Pubdate: Tue, 25 Oct 2005
Source: Business In Vancouver (CN BC)
Copyright: 2005 BIV Publications Ltd.
Contact:  http://www.biv.com/
Details: http://www.mapinc.org/media/2458
Author: Glenn Drexhage

BUSINESS CRIME WORRIES PERSIST

Commercial Break-Ins Are Dropping, but Board of Trade Figures Show
Vancouver With One of the Worst Crime Rates in the Country

Dave Park, chief economist and assistant managing director at the
Vancouver Board of Trade, recently received an unsolicited call from a
food manufacturing business on Vancouver Island.

The firm was pondering a move to Vancouver - but then those making the
decision read about a violent crime committed against a family member.

"And they said we could move back to Vancouver, and we've been
thinking about it. But you know, after this, no way," Park recalled.

This cautionary tale aptly illustrates one of the many impacts that
crime continues to exact on Vancouver's business community. That said,
there are some encouraging signs.

Dave Jones, director of crime prevention services for the Downtown
Vancouver Business Improvement Association, said crime rates for
downtown businesses are "decreasing dramatically."

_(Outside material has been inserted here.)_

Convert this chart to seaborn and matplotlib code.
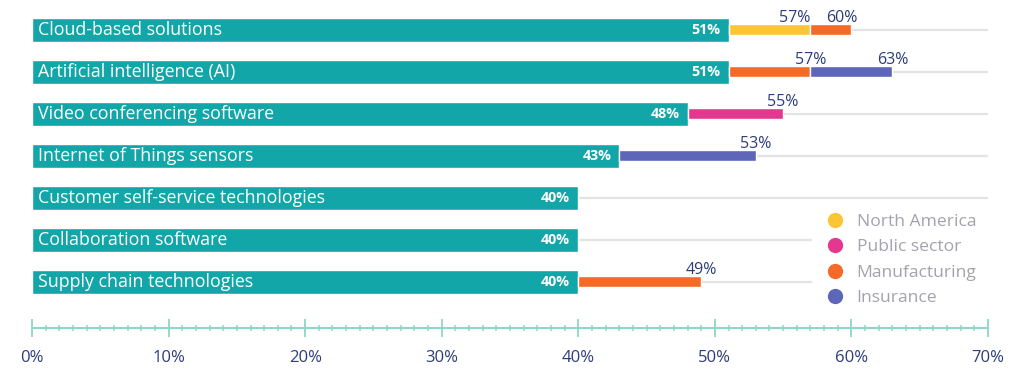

Jones said that in the downtown peninsula west of Cambie Street,
commercial break-ins for the first quarter of 2005 fell eight per cent
to 202, compared with the same period last year.

And the second quarter was defined by a whopping drop of 47 per cent
to 137.

Jones said a "huge factor" behind the decline was the police crime
suppression team working alongside Operation Co-operation - a group of
security specialists - to target chronic offenders regularly.

"A secondary factor, I'd say, is simply the increased density of the
downtown area," he added. "It's just harder to find a time when you
don't have somebody around to commit a crime openly. And people have
cell phones."

Len McGeouch, division loss prevention manager for the North Pacific
division of 7-Eleven Inc., said that year-to-date, there had been a
two per cent increase in the number of criminal incidents taking place
at 7-Eleven shops throughout the Lower Mainland compared with the same
period last year. That translates to about 30 more crimes.

"It's almost flat," McGeouch said. "But whenever you see an increase,
it concerns me."

Stores in outlying areas such as Richmond, Burnaby and Surrey have
experienced more crime increases than those in central Vancouver.

There are 70 7-Eleven outlets in the Lower Mainland, and theft is the
main type of crime suffered. Annually, 7-Eleven shops in the Lower
Mainland are hit with hundreds of crimes costing hundreds of thousands
of dollars.

Indeed, crime remains a worrying problem. An update from the board of
trade - unveiled at a Vancouver forum last week - found that, after
adjusting for population differences, the overall Criminal Code
offence rate in Vancouver almost tied the rate in Winnipeg, the worst
major metropolitan area nationally. The report notes that in 2004 the
rate of Vancouver City property crime offences reported to police was
8,481 per 100,000 people, nearly the same tally as the previous year.

The property crime rate in Burnaby grew by 8.5 per cent in 2004, yet
fell by nearly the same amount - 8.2 per cent - in Surrey.

In Vancouver, property crime made up two-thirds of reported criminal
code offences, costing an estimated $130 million.

Of that figure, residents paid the heaviest price, accounting for
about $108 million. The remainder - about $22 million - is the hit
taken by the business community.

"Bear in mind that all the employees and all the owners of the
businesses are also [residents]," Park said. "So there's a double
whammy there."

Of the $22 million, vehicle crimes - such as automobiles that are
stolen and vandalized - account for about $4 million. Theft makes up
the $18 million remainder.

Businesses both big and small are impacted.

"And in addition downtown, the parkades and so forth are used by small
business and big business for their customers. And this is a problem,"
Park said

The main causes of crime against businesses in the greater Vancouver
area, he said, are "drugs and the need to generate cash to support the
drug habit. That is by far the most intense driving force."

Yet he too acknowledged some progress: "The increased policing in the
downtown area I think has perhaps made it a little easier on
businesses downtown. But then what we've seen is, is an increase in
property crime out in the Dunbar area, for example."